A Safety Net poster in the window of an instructor’s office is what signifies his or her participation in the program. (Joey Clark)
Due to the leadership of Carmenmara Hernandez-Bravo, co-chair of the international languages department and Spanish instructor at Saddleback College, students can now confide in the volunteer faculty participating in the “Safety Net” program.
The idea of the Safety Net program began when Donald Trump was elected president late last year. With the introduction of a new presidential era, fear and uncertainty swept across the nation.
That was when Hernandez-Bravo, who also co-chairs the Equity and Diversity Committee, fought to put this Safety Net policy in place on the Saddleback campus.
“When Trump was elected, students started coming to me and were in horrible shape,” Hernandez-Bravo said. “They were scared and they were worried. Then when the Muslim ban was put into place, again, the students were in horrible shape. So we got together with Equity and Diversity for an emergency meeting and we decided that we need to have safe places for the students to come and talk about these issues if they wish, or so we can provide referrals.”
Since the Trump era started apprehensions about race, culture, sexual orientation, and gender identity have burst into the spotlight. These issues are now being talked about everywhere through all walks of life in our country more than they ever have before.
With the implication of the Safety Net policy on our campus, any student with any background can go to any volunteer faculty with any distress, concerns, or issues they may be facing, whether it is on school grounds or not.
“Everything is confidential if they come to talk with me,” Bravo said. “If I have to comfort a student, or whatever information they bring up to me remains between me and the student, and if I cannot help, I can provide referrals to someone that can.”
Obviously there is a line drawn where the instructor has to take action with a problem a student may be having. Bigger issues such a sexual assault, abuse, or domestic violence has to be intervened with.
“No no, that stuff is not confidential,” Bravo said. “If an issue like that is brought up to me anywhere on campus I have to report it.”
Students are finding this concept to be a perplexing one.
Mackenzie Quinn, a communications major here at Saddleback College felt the idea was a good one with a positive intention, but that there are a few hiccups.
“Personally I think it is a great concept, however I feel it puts a lot of responsibility in the hands of the professors who volunteer, they might hear things from students that they are not prepared to help with,” Quinn said. “But for the most part, if anybody has any issues or insecurities, why would a college professor you may or may not know be the first person who you’d seek advice from.”

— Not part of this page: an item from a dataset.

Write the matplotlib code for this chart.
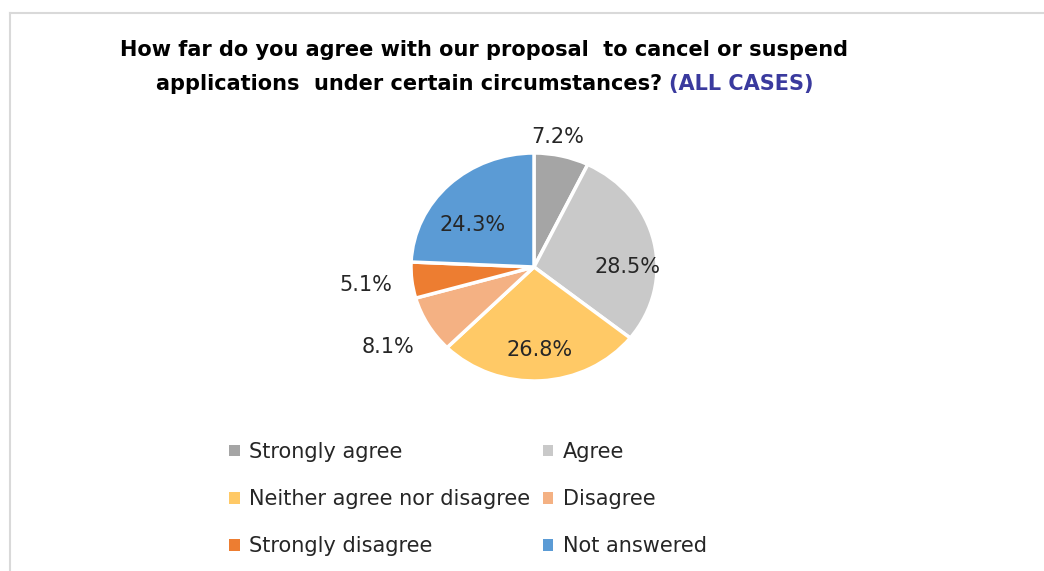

To help better understand the changes this Safety Net program would bring among instructors, Cristy Brenner of the geography department shared her thoughts.
“I have always thought of my office as a safe haven for students to come and talk about the class, struggles academically, and struggles in their personal lives,” Brenner said. “Being apart of the program is great, but just having the sign in my door doesn’t change anything, I’ll always allow my students to come in and talk to me about whatever they wish to bring up.”
A Safety Net poster in the window of an instructor’s office is what signifies his or her participation in the program.
Ultimately it is up to the individual faculty to decide whether or not to participate in this new program, and whether or not they are prepared to comfort students and offer help. Participating faculty also need to have a line of referrals set up so that if the issue brought up, is out of their ability to address, they’ll have to be able to refer the student to someone on or off campus who can.